The most visual and emotionally challenging part of the exhibit is the segment on the fathers called “Bill, Tom, Father, Dad”. There is often a relationship or purpose in a photographer taking the portrait of a person that the viewer does not have. How can a viewer, unfamiliar with the situation, appreciate and engage in that image?
Both men have a similar look. At first, it appears to be the same person, but the more the images are studied, the more facial features and expression can not be reconciled. On the wall are 12 images , each 8”x10”; six of each man. Could it have been the same person, at different ages? The white undershirt seemed to link the images. The use of the collodion process, with its gentle blacks, whites and tones of gray draws you in, and unifies the assemblage of portraits into a visual whole.
Once drawn into the images, the eyes are piercing: one staring straight into you and the other appearing deep in thought with a glance to the side. If eyes are a gateway into the soul, then in the first, his eyes show something other than the activity of the moment. A concentration on something past or future, but not now, unless its an emotion related to being photographed. For the other, it feels like he is evaluating the viewer, personally and directly. That straight gaze seems a signature expression of a personality that carefully evaluates those he meets before engaging with them. Then, one notices different hairlines. Both facial expressions are compassionate. However, the hat in two of the images creates a formality in the gaze that doesn’t seem to exist in the portraits without hats. There is an intelligence in the bearing communicated in the portraits that reveal well educated men, one an activist in social issues of the folk-life Vietnam era, and the other an engineer living a very traditional life. She then chose two images to enlarge to 60”x76” from a digital scan. The viewer is then directly confronted by those eyes and gaze.

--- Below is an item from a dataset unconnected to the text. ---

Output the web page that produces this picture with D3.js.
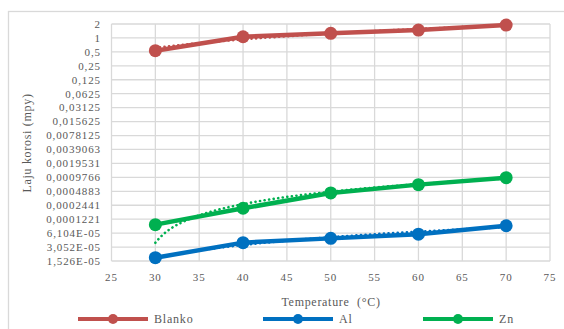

Keliy, in expressing her feeling through photographs of a found parent, was surprised at how much I wanted to know more about each of her fathers. Because there is one father she knew very well and one not at all until the time they met, our conversation added depth to an appreciation of the images. Just looking at the images, you would not know one man turned his back on conventional society and the other an engineer who helped construct it. One might not know which man was her life father, and the other her birth father.
Her images are a dialogue that can relate to many families today in America. Its a visual of a child dealing with marriage, divorce and re-marriage, who is now, herself, an adult with her own family, The images express a compassion toward the both fathers. It is both a public reconciliation and a personal optimistic message to a viewer.
Notes:
1) Keliy Anderson-Staley is an Assistant Professor in the School of Art at the University of Houston. She has previously taught photography at other universities and at the Center for Alternative Photography in New York City
2) See my blog post of May 2015 on the talk by Naoya Hatakeyama on his series of his post-tsunami home town of Rikuzentakata in Iwate Perfecture, Japan for another discussion on viewing photographs as an independent observer without a personal connection to the place or event.
3) From the Lawndale Art Center “On View” exhibition pamphlet of May 8-June 13,2015. Artist Statement written by Keliy Anderson-Staley.
http://www.lawndaleartcenter.org/documents/2015/onview_may_web.pdf#page=9
4) As in the Hatakeyama series mentioned above, personal vintage photographs, never intended for public viewing, were recreated and used as part of the photographer’s narrative, giving those images a special, unexpected pivotal role to create context for unimagined future images.